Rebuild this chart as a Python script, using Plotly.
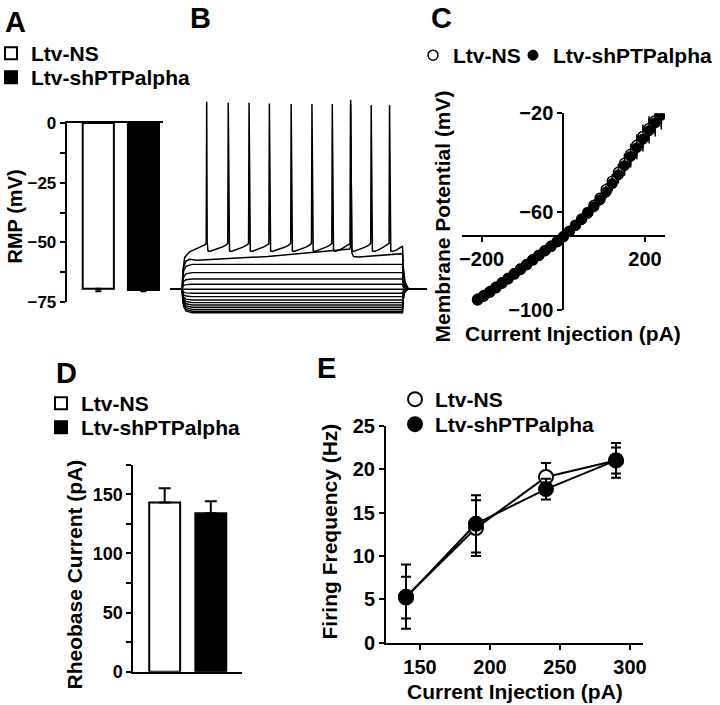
import plotly.graph_objects as go

W, H = 720, 705
FONT = "Liberation Sans, Arial, Helvetica, sans-serif"

# ---------------- Panel A : resting membrane potential ----------------
a_groups = ["Ltv-NS", "Ltv-shPTPalpha"]
a_rmp = [-69.5, -70.0]
a_rmp_err = [1.0, 0.5]
a_yticks = [0, -25, -50, -75]
a_yminor = [-12.5, -37.5, -62.5]

# ---------------- Panel B : example voltage traces ----------------
b_rest = -70.0
b_t_on, b_t_off, b_t_end = 50, 950, 1050          # ms
b_levels = [-56.7, -61.1, -64.5, -67.3, -70.0, -72.1, -73.9, -75.7,
            -77.1, -78.4, -79.6, -80.7, -81.7, -82.5]   # mV, subthreshold steps
b_spike_t = [150, 238, 323, 406, 495, 580, 663, 738, 822, 897]   # ms
b_spike_peak = [30.0, 29.5, 29.5, 29.1, 28.8, 28.8, 28.8, 29.0, 28.2, 28.2]  # mV
b_spk_offset = [-25, -8, -2, 0, 2, 5, 12, 30]            # ms around each spike
b_spk_level = [-47.5, -46.3, -45.5, None, -45.0, -49.5, -49.8, -49.0]  # mV (None = peak)
b_sag_t = [0, 50, 52, 56, 65, 80, 110, 400, 734, 737, 738, 740, 743, 750, 770, 950, 953, 960, 975, 1050]
b_sag_v = [-70, -70, -63, -58, -55, -54, -54.5, -52.5, -48.5, -47.5, 31, -46, -50.5, -52.5, -52.8,
           -51, -60, -67, -70, -70]

# ---------------- Panel C : I-V relation ----------------
c_current = [-210, -195, -180, -165, -150, -135, -120, -105, -90, -75, -60, -45, -30, -15, 0,
             15, 30, 45, 60, 75, 90, 105, 120, 135, 150, 165, 180, 195, 210, 225, 240]
c_ns = [-95.9, -94.4, -92.8, -91.0, -89.1, -87.3, -85.4, -83.5, -81.6, -79.7, -77.8, -75.9,
        -74.1, -72.2, -70.2, -68.0, -65.5, -63.0, -60.3, -57.4, -54.5, -51.0, -47.6, -44.0,
        -40.3, -36.7, -33.0, -29.4, -26.2, -23.0, -20.0]
c_ns_err = [2.0, 1.9, 1.8, 1.8, 1.7, 1.6, 1.5, 1.5, 1.4, 1.3, 1.2, 1.1, 1.0, 0.9, 0.8,
            0.9, 1.0, 1.2, 1.4, 1.7, 2.0, 2.5, 3.0, 3.5, 4.0, 4.3, 4.5, 4.8, 5.0, 5.3, 5.6]
c_sh = [-95.5, -94.0, -92.4, -90.6, -88.8, -87.0, -85.1, -83.2, -81.4, -79.5, -77.7, -75.9,
        -74.0, -72.1, -70.2, -68.0, -65.6, -63.2, -60.7, -58.0, -55.2, -52.0, -48.6, -45.0,
        -41.3, -37.6, -34.0, -30.5, -27.1, -23.9, -20.8]
c_sh_err = [2.2, 2.0, 1.9, 1.8, 1.7, 1.6, 1.6, 1.5, 1.4, 1.3, 1.2, 1.1, 1.0, 0.9, 0.8,
            0.9, 1.1, 1.3, 1.5, 1.8, 2.2, 2.6, 3.1, 3.6, 4.1, 4.4, 4.7, 5.0, 5.2, 5.5, 5.8]
c_xticks = [-200, 200]
c_yticks = [-100, -60, -20]

# ---------------- Panel D : rheobase ----------------
d_groups = ["Ltv-NS", "Ltv-shPTPalpha"]
d_rheobase = [143.0, 134.0]
d_rheobase_err = [12.0, 10.0]
d_yticks = [0, 50, 100, 150]
d_yminor = [25, 75, 125, 175]

# ---------------- Panel E : firing frequency ----------------
e_current = [140, 190, 240, 290]
e_ns = [5.3, 13.2, 19.1, 21.0]
e_ns_err = [3.7, 3.2, 1.6, 2.0]
e_sh = [5.2, 13.7, 17.7, 21.0]
e_sh_err = [2.4, 3.3, 1.2, 1.5]
e_xticks = [150, 200, 250, 300]
e_yticks = [0, 5, 10, 15, 20, 25]


def px(x):
    return x / W


def py(y):
    return 1 - y / H


def bold(size):
    return dict(family=FONT, size=size, color="black", weight="bold")


fig = go.Figure()

# ---- A bars
for i, fill in enumerate(["white", "black"]):
    fig.add_trace(go.Bar(
        x=[a_groups[i]], y=[a_rmp[i]], name=a_groups[i], width=0.69,
        marker=dict(color=fill, line=dict(color="black", width=2)),
        error_y=dict(type="data", symmetric=False, array=[0], arrayminus=[a_rmp_err[i]],
                     color="black", thickness=2, width=3),
        xaxis="x", yaxis="y", legend="legend" if i == 0 else "legend2"))

# ---- B traces
ramp = [0.0, 0.0, 0.45, 0.75, 0.92, 1.0]
ramp_t = [0, b_t_on, b_t_on + 2, b_t_on + 6, b_t_on + 15, b_t_on + 40]
off_t = [b_t_off, b_t_off + 2, b_t_off + 8, b_t_off + 20, b_t_end]
off_f = [1.0, 0.5, 0.15, 0.0, 0.0]
for L in b_levels:
    d = L - b_rest
    t = ramp_t + off_t
    v = [b_rest + f * d for f in ramp] + [b_rest + f * d for f in off_f]
    fig.add_trace(go.Scatter(x=t, y=v, mode="lines", line=dict(color="black", width=1.4),
                             xaxis="x2", yaxis="y2", showlegend=False, hoverinfo="skip"))
fig.add_trace(go.Scatter(x=b_sag_t, y=b_sag_v, mode="lines", line=dict(color="black", width=1.5),
                         xaxis="x2", yaxis="y2", showlegend=False, hoverinfo="skip"))
st = [0, b_t_on, b_t_on + 3, b_t_on + 10, b_t_on + 30]
sv = [b_rest, b_rest, -60, -53, -50]
for tt, pk in zip(b_spike_t, b_spike_peak):
    for off, lv in zip(b_spk_offset, b_spk_level):
        st.append(tt + off)
        sv.append(pk if lv is None else lv)
st += [b_t_off, b_t_off + 3, b_t_off + 10, b_t_off + 25, b_t_end]
sv += [-47, -58, -66, b_rest, b_rest]
fig.add_trace(go.Scatter(x=st, y=sv, mode="lines", line=dict(color="black", width=1.5),
                         xaxis="x2", yaxis="y2", showlegend=False, hoverinfo="skip"))

# ---- C scatter (open drawn first, filled on top)
fig.add_trace(go.Scatter(
    x=c_current, y=c_ns, mode="markers", name="Ltv-NS",
    marker=dict(symbol="circle", size=10, color="white", line=dict(color="black", width=1.5)),
    error_y=dict(type="data", array=c_ns_err, color="black", thickness=1.5, width=0),
    xaxis="x3", yaxis="y3", legend="legend5"))
fig.add_trace(go.Scatter(
    x=c_current, y=c_sh, mode="markers", name="Ltv-shPTPalpha",
    marker=dict(symbol="circle", size=10, color="black", line=dict(color="black", width=1)),
    error_y=dict(type="data", array=c_sh_err, color="black", thickness=1.5, width=0),
    xaxis="x3", yaxis="y3", legend="legend6"))

# ---- D bars
for i, fill in enumerate(["white", "black"]):
    fig.add_trace(go.Bar(
        x=[d_groups[i]], y=[d_rheobase[i]], name=d_groups[i], width=0.67,
        marker=dict(color=fill, line=dict(color="black", width=2)),
        error_y=dict(type="data", symmetric=False, array=[d_rheobase_err[i]], arrayminus=[0],
                     color="black", thickness=2, width=6),
        xaxis="x4", yaxis="y4", legend="legend3" if i == 0 else "legend4"))

# ---- E lines + markers
for yv in (e_ns, e_sh):
    fig.add_trace(go.Scatter(x=e_current, y=yv, mode="lines", line=dict(color="black", width=2),
                             xaxis="x5", yaxis="y5", showlegend=False, hoverinfo="skip"))
fig.add_trace(go.Scatter(
    x=e_current, y=e_ns, mode="markers", name="Ltv-NS",
    marker=dict(symbol="circle", size=14, color="white", line=dict(color="black", width=2)),
    error_y=dict(type="data", array=e_ns_err, color="black", thickness=2, width=5),
    xaxis="x5", yaxis="y5", legend="legend7"))
fig.add_trace(go.Scatter(
    x=e_current, y=e_sh, mode="markers", name="Ltv-shPTPalpha",
    marker=dict(symbol="circle", size=14, color="black", line=dict(color="black", width=2)),
    error_y=dict(type="data", array=e_sh_err, color="black", thickness=2, width=5),
    xaxis="x5", yaxis="y5", legend="legend8"))

axis_common = dict(showline=True, linecolor="black", linewidth=2, showgrid=False,
                   zeroline=False, ticks="outside", tickwidth=2, tickcolor="black", ticklen=5)


def leg(left_px, center_px):
    return dict(x=px(left_px), y=py(center_px - 20), bgcolor="rgba(0,0,0,0)", borderwidth=0,
                xanchor="left", yanchor="top", font=bold(21),
                itemclick=False, itemdoubleclick=False)


fig.update_layout(
    width=W, height=H, margin=dict(l=0, r=0, t=0, b=0, autoexpand=False),
    paper_bgcolor="white", plot_bgcolor="rgba(0,0,0,0)",
    barmode="overlay", showlegend=True, font=dict(family=FONT, color="black"),
    # A
    xaxis=dict(domain=[px(66.7), px(163)], range=[-0.7, 1.433], anchor="y", side="top",
               showline=True, linecolor="black", linewidth=2, ticks="", showticklabels=False,
               showgrid=False, zeroline=False, fixedrange=True),
    yaxis=dict(domain=[py(302), py(123)], range=[-75, 0], anchor="x", tickvals=a_yticks,
               tickfont=bold(17),
               minor=dict(tickvals=a_yminor, ticks="outside", ticklen=5, tickwidth=2,
                          tickcolor="black"),
               **axis_common),
    # B
    xaxis2=dict(domain=[px(170), px(427)], range=[0, 1050], visible=False, anchor="y2"),
    yaxis2=dict(domain=[py(317.4), py(98)], range=[-85, 32], visible=False, anchor="x2"),
    # C
    xaxis3=dict(domain=[px(462), px(665)], range=[-248, 249], anchor="free", position=py(236.2),
                tickvals=c_xticks, tickfont=bold(20), **axis_common),
    yaxis3=dict(domain=[py(310), py(113.3)], range=[-100, -20], anchor="free",
                position=px(563.3), tickvals=c_yticks, tickfont=bold(20), **axis_common),
    # D
    xaxis4=dict(domain=[px(133.3), px(241.7)], range=[-0.68, 1.67], anchor="y4",
                showline=True, linecolor="black", linewidth=2, ticks="", showticklabels=False,
                showgrid=False, zeroline=False),
    yaxis4=dict(domain=[py(671.7), py(464.7)], range=[0, 175], anchor="x4", tickvals=d_yticks,
                tickfont=bold(18),
                minor=dict(tickvals=d_yminor, ticks="outside", ticklen=5, tickwidth=2,
                           tickcolor="black"),
                **axis_common),
    # E
    xaxis5=dict(domain=[px(386), px(643)], range=[125.7, 309.3], anchor="y5",
                tickvals=e_xticks, tickfont=bold(20), **axis_common),
    yaxis5=dict(domain=[py(642.7), py(425.7)], range=[0, 25], anchor="x5",
                tickvals=e_yticks, tickfont=bold(20), **axis_common),
    legend=leg(-9, 53), legend2=leg(-9, 77),
    legend3=leg(41, 403), legend4=leg(41, 427),
    legend5=leg(413, 55), legend6=leg(513, 55),
    legend7=leg(395, 399), legend8=leg(395, 424),
)

annos = [
    ("A", 15, 22, 0, 29), ("B", 200, 18, 0, 29), ("C", 441, 18, 0, 29),
    ("D", 66, 373, 0, 29), ("E", 326, 368, 0, 29),
    ("RMP (mV)", 15, 216.5, -90, 20),
    ("Membrane Potential (mV)", 442, 216.5, -90, 21),
    ("Current Injection (pA)", 573, 333, 0, 21),
    ("Rheobase Current (pA)", 73.5, 575, -90, 21),
    ("Firing Frequency (Hz)", 329, 531.5, -90, 21),
    ("Current Injection (pA)", 515, 691.7, 0, 21),
]
for text, x, y, ang, size in annos:
    fig.add_annotation(text=text, x=px(x), y=py(y), xref="paper", yref="paper",
                       xanchor="center", yanchor="middle", showarrow=False,
                       textangle=ang, font=bold(size))

fig.write_html("out.html", config={"displayModeBar": False},
               post_script="document.body.style.margin='0px';document.body.style.padding='0px';")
------------------------------
Every line from the start of the listing above through the line with "-51, -60, -67, -70, -70]" should be repeated exactly; skip the pictures and add nothing else.

Finished exercise
Rebuild this chart as a Python script, using Plotly.
import plotly.graph_objects as go

W, H = 720, 705
FONT = "Liberation Sans, Arial, Helvetica, sans-serif"

# ---------------- Panel A : resting membrane potential ----------------
a_groups = ["Ltv-NS", "Ltv-shPTPalpha"]
a_rmp = [-69.5, -70.0]
a_rmp_err = [1.0, 0.5]
a_yticks = [0, -25, -50, -75]
a_yminor = [-12.5, -37.5, -62.5]

# ---------------- Panel B : example voltage traces ----------------
b_rest = -70.0
b_t_on, b_t_off, b_t_end = 50, 950, 1050          # ms
b_levels = [-56.7, -61.1, -64.5, -67.3, -70.0, -72.1, -73.9, -75.7,
            -77.1, -78.4, -79.6, -80.7, -81.7, -82.5]   # mV, subthreshold steps
b_spike_t = [150, 238, 323, 406, 495, 580, 663, 738, 822, 897]   # ms
b_spike_peak = [30.0, 29.5, 29.5, 29.1, 28.8, 28.8, 28.8, 29.0, 28.2, 28.2]  # mV
b_spk_offset = [-25, -8, -2, 0, 2, 5, 12, 30]            # ms around each spike
b_spk_level = [-47.5, -46.3, -45.5, None, -45.0, -49.5, -49.8, -49.0]  # mV (None = peak)
b_sag_t = [0, 50, 52, 56, 65, 80, 110, 400, 734, 737, 738, 740, 743, 750, 770, 950, 953, 960, 975, 1050]
b_sag_v = [-70, -70, -63, -58, -55, -54, -54.5, -52.5, -48.5, -47.5, 31, -46, -50.5, -52.5, -52.8,
           -51, -60, -67, -70, -70]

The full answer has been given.